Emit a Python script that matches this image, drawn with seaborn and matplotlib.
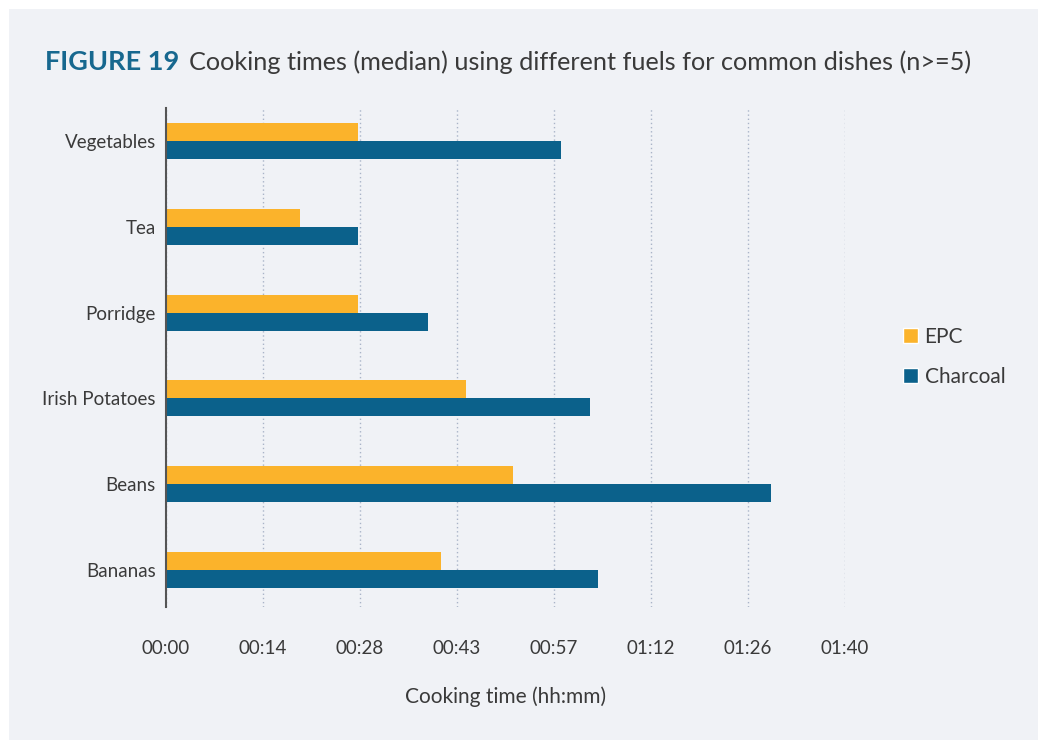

|---|

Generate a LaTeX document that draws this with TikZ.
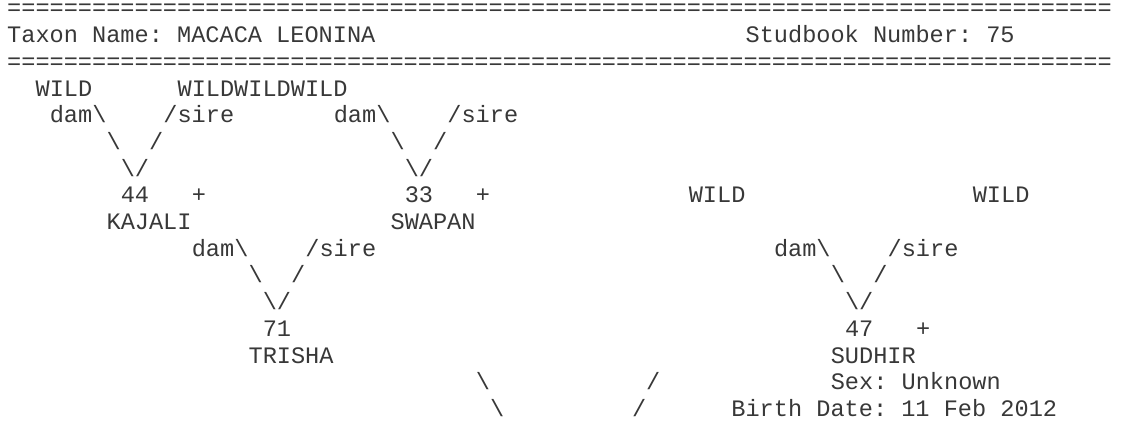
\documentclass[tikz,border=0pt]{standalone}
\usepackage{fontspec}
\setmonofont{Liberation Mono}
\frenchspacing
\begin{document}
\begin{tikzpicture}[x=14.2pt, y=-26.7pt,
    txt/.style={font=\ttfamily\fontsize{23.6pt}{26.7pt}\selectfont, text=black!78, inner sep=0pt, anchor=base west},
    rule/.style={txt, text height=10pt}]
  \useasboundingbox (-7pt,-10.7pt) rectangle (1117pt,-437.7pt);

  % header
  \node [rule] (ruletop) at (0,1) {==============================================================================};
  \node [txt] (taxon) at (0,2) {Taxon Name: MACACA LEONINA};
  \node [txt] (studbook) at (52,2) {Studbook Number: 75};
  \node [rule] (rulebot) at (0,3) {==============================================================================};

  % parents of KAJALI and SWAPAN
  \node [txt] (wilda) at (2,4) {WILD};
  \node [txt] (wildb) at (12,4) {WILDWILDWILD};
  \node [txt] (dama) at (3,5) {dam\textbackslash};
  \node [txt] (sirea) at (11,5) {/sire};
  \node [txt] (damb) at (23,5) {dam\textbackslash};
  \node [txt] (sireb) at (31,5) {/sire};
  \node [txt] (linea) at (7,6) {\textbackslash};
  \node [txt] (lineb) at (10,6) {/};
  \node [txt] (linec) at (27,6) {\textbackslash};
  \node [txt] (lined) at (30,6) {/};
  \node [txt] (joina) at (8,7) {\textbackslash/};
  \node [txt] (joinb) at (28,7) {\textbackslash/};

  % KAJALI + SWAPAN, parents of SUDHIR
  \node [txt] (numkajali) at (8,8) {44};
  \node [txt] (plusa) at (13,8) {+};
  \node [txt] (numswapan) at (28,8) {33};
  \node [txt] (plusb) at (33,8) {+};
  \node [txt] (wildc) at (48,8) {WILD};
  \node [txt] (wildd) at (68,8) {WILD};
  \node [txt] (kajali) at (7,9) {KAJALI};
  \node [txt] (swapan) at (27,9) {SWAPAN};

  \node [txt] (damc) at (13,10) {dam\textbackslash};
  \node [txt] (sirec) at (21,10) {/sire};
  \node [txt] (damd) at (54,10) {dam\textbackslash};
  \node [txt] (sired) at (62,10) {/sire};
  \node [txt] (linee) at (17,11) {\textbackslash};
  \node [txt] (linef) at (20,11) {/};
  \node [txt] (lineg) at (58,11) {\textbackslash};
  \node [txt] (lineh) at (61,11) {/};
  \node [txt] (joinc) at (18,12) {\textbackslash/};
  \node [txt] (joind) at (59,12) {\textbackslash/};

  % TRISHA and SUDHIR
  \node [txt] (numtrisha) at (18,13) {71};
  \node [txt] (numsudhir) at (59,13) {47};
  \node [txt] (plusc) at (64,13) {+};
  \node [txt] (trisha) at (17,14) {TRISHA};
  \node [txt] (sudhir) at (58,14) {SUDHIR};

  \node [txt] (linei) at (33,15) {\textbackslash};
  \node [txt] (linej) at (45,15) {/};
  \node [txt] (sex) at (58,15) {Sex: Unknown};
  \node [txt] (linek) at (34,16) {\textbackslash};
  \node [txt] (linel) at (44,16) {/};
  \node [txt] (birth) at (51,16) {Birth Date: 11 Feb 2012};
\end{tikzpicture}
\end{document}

|---|

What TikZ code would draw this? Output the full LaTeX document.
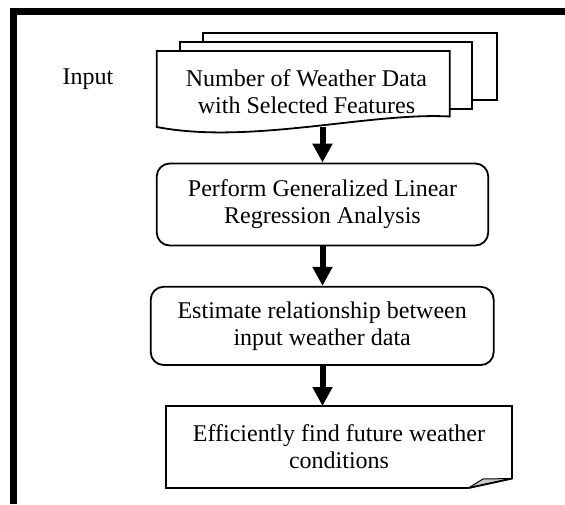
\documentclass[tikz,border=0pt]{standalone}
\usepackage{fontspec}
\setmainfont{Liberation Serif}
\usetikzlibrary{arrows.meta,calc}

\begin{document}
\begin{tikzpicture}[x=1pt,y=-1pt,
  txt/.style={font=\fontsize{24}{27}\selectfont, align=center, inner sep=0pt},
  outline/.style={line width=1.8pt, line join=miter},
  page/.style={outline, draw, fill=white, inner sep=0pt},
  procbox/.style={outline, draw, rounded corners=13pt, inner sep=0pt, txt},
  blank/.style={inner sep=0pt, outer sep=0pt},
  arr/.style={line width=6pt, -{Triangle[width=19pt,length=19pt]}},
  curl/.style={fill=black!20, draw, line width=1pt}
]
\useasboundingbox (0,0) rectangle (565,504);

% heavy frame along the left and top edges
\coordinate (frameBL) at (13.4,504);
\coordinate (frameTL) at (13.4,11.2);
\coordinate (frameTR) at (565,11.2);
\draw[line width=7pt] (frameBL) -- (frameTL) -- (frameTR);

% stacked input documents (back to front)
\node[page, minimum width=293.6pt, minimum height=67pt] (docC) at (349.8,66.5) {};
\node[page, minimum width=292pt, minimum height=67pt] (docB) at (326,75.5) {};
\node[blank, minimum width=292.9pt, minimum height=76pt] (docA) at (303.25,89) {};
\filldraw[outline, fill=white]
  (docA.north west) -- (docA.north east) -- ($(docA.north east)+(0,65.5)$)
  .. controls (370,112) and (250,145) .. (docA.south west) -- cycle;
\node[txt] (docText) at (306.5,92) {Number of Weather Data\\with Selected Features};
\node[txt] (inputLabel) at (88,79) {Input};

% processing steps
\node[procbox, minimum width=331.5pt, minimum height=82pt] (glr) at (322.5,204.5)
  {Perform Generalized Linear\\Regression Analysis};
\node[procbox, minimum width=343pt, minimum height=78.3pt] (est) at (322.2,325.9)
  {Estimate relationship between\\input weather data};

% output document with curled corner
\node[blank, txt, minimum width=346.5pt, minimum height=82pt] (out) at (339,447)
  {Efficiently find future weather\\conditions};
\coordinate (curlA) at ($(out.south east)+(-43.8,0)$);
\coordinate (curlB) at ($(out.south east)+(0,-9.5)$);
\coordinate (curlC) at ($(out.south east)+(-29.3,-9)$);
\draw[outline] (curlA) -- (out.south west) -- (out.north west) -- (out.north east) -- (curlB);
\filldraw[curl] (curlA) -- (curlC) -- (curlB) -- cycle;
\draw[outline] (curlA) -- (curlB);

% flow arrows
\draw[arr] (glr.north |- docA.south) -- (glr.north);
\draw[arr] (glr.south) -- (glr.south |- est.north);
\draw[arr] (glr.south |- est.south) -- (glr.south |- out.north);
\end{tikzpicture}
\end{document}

|---|

(Problem statement)
Which lines in the listing above hold the word "LaTeX"? Show each of them.

(Answer)
Generate a LaTeX document that draws this with TikZ.
What TikZ code would draw this? Output the full LaTeX document.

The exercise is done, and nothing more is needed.